British Nursing Index
- Producer: ProQuest (United Kingdom)
- History: 1996 to present
- Languages: English

Access
- Cost: subscription

Coverage
- Disciplines: nursing and midwifery
- Format coverage: Journal articles
- Temporal coverage: 1985 to present
- Update frequency: Monthly

Links
- Website: proquest.libguides.com/BNI
- Title list(s): www.proquest.com/documents/Title_List_-_British_Nursing_Index.html

= British Nursing Index =

Database

The British Nursing Index (BNI) is a bibliographic database of nursing and midwifery journal articles. The index contains details of English language articles from 1985 to the present, and is updated monthly. As of 2016, the database covers more than 700 journal titles, over half of which are current publications.

In 1991, the Nursing and Midwifery Index (NMI) was created by health librarians at Poole Hospital, Salisbury District Hospital and Bournemouth University; this became a database in 1994.

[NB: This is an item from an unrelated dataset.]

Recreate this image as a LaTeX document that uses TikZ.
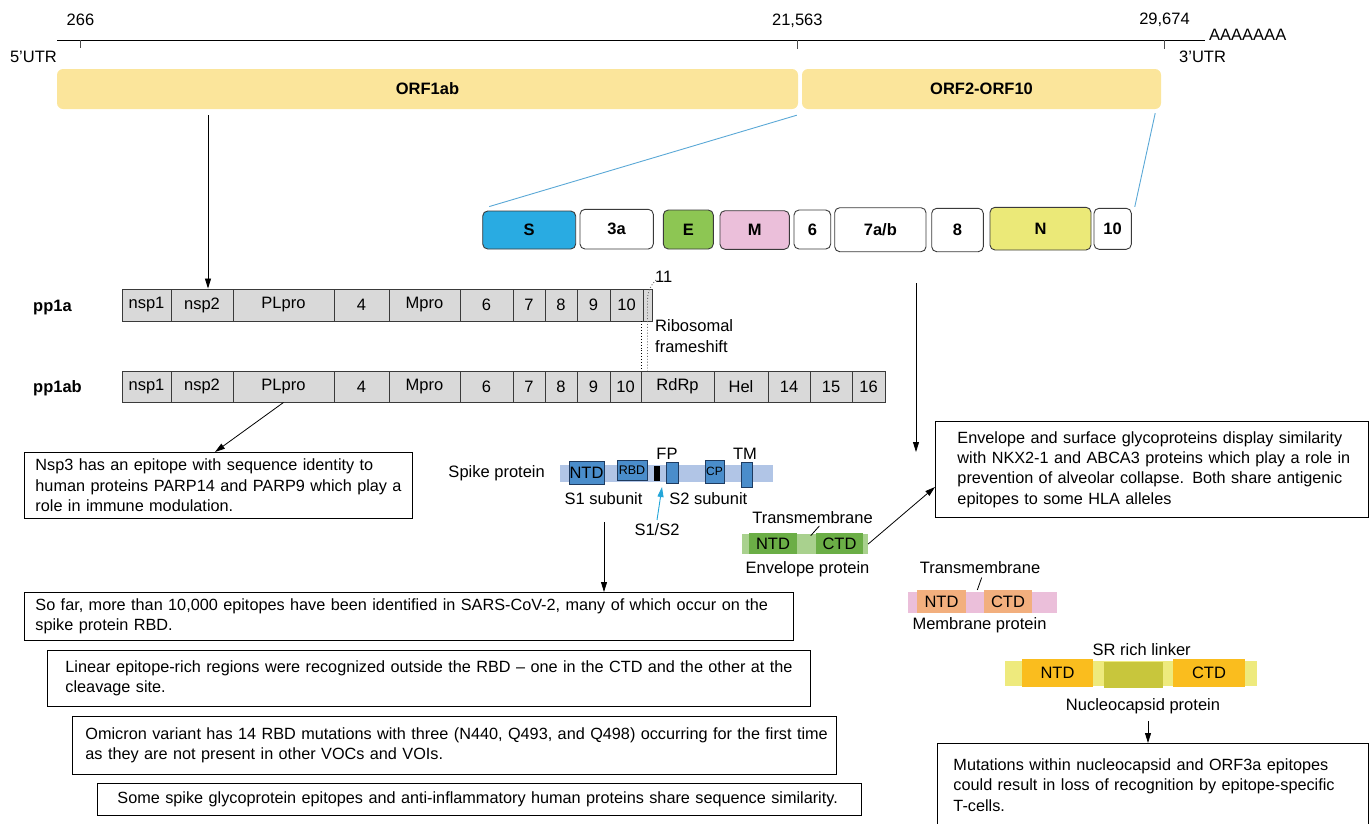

The BNI database was formed in 1996 with the merging of the Nursing and Midwifery Index database and the Royal College of Nursing's Nursing Bibliography. The BNI database was launched on 1 January 1997 and covered 220 journals. As of September 2013, 81 of the journal titles indexed by BNI are not covered by the CINAHL databases, and 51 of these are published in the UK.